-------- Records supplied
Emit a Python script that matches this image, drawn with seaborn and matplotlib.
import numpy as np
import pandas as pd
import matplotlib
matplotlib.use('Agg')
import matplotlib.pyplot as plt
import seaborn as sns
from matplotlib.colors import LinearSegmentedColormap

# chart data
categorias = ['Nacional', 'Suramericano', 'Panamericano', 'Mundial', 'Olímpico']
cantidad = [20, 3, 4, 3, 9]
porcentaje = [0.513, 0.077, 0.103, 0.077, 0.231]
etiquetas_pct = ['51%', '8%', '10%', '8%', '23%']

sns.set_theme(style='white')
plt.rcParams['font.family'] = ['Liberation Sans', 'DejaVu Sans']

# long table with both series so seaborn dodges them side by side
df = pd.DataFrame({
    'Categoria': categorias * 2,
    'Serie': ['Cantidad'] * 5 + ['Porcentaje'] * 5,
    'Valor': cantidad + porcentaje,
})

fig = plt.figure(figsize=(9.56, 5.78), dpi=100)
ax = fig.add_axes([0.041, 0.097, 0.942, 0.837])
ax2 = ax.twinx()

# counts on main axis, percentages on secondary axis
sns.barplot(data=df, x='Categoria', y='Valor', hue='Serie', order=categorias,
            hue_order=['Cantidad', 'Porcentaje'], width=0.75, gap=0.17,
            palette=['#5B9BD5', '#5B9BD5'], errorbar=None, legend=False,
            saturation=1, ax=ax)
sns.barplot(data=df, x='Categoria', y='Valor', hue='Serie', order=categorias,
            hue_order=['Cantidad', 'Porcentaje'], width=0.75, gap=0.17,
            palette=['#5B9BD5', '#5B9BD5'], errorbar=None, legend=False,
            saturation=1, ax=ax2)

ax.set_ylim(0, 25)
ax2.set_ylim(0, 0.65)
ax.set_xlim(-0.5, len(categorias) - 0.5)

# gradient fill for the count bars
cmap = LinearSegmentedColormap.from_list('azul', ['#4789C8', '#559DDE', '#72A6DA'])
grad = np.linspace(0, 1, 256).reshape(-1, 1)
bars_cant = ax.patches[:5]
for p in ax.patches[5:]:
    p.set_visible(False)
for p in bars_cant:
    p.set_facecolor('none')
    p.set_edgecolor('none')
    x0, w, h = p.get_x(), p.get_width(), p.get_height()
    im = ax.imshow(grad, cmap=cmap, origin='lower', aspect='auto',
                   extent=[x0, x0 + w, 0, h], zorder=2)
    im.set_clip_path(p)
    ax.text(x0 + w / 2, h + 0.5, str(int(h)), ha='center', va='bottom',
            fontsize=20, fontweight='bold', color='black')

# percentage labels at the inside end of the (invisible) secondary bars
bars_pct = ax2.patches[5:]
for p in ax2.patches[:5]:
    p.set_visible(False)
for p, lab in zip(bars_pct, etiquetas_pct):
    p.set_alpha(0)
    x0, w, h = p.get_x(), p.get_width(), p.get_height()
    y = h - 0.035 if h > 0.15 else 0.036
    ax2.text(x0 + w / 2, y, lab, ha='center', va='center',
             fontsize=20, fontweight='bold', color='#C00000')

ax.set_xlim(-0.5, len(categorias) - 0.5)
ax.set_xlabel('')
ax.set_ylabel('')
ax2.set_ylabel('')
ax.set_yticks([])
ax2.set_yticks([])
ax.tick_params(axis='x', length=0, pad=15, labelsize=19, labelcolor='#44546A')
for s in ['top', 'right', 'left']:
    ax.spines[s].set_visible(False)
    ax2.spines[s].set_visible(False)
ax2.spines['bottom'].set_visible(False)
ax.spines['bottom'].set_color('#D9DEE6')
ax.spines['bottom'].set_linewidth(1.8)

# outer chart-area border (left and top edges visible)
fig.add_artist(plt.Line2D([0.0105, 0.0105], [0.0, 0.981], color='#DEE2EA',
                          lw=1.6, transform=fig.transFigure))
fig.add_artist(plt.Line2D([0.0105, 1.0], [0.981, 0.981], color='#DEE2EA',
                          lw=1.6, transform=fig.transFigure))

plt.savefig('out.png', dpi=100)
----------------
-------- Records supplied
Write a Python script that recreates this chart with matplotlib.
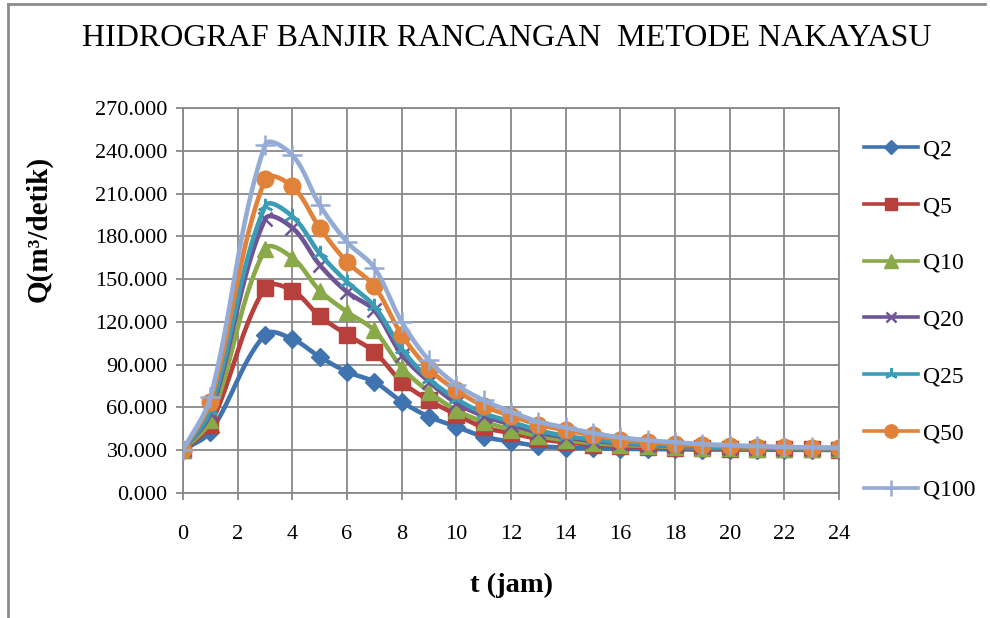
----------------
-------- Records supplied
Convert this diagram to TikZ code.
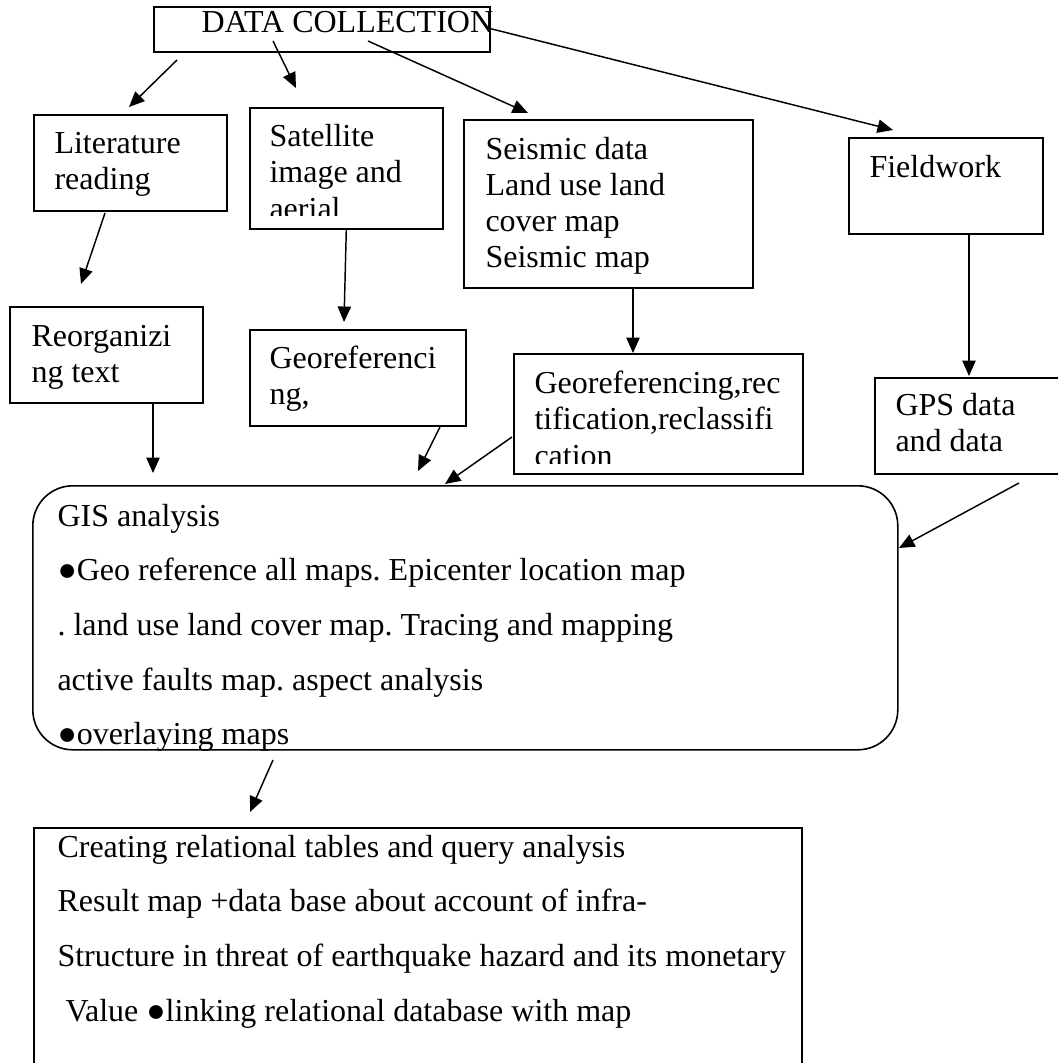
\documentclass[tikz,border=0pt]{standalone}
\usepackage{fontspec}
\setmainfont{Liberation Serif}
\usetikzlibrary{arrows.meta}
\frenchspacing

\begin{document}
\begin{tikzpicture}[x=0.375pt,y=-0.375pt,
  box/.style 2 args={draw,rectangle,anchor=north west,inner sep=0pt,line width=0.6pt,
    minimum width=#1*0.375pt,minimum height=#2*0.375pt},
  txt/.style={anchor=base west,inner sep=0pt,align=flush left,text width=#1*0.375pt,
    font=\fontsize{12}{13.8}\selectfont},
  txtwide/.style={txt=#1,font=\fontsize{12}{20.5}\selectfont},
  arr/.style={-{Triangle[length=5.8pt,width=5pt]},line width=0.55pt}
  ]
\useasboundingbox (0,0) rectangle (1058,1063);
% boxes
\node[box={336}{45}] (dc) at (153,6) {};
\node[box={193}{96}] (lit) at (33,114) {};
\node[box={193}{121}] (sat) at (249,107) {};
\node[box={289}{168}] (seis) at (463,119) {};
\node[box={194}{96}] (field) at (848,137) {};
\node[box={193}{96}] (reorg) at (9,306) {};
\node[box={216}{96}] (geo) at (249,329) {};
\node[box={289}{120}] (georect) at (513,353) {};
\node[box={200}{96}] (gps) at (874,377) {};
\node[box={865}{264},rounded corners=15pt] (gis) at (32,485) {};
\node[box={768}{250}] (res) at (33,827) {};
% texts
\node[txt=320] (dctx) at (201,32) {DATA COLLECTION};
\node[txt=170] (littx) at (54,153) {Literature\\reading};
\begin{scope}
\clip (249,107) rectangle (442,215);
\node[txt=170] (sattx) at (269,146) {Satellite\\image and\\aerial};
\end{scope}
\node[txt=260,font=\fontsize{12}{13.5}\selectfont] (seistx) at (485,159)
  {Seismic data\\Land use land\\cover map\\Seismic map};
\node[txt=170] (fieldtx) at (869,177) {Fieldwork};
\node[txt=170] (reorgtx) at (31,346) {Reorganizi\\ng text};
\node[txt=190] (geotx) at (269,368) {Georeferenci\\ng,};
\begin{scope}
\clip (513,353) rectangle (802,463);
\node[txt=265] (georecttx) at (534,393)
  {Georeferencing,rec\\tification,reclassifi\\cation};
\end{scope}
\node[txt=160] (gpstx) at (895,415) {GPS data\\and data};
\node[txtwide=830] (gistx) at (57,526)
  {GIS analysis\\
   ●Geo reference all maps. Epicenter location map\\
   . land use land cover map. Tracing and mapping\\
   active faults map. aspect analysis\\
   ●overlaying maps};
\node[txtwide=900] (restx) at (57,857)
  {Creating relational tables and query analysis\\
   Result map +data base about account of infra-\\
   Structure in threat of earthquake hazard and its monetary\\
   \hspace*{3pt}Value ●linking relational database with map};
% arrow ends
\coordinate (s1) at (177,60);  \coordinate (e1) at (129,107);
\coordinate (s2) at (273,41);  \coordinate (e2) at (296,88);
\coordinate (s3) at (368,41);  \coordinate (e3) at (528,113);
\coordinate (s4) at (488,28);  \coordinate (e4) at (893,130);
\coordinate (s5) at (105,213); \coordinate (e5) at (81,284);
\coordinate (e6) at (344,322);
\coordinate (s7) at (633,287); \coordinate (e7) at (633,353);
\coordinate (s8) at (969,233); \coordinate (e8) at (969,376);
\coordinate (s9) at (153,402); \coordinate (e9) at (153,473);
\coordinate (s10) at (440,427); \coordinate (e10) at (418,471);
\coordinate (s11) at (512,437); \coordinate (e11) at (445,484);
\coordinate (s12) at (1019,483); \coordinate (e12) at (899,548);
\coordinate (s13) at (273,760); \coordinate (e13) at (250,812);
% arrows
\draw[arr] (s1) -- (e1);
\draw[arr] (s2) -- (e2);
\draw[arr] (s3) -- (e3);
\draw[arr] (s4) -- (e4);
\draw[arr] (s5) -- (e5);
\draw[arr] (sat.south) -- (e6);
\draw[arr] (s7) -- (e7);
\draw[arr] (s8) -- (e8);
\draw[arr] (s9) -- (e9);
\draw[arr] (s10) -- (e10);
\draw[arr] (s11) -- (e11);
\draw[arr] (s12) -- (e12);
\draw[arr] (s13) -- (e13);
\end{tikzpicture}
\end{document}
----------------
## Task to carry out
In the data above, count the lines where the word "chart" appears; reply with the number only.

## Solution to the problem
3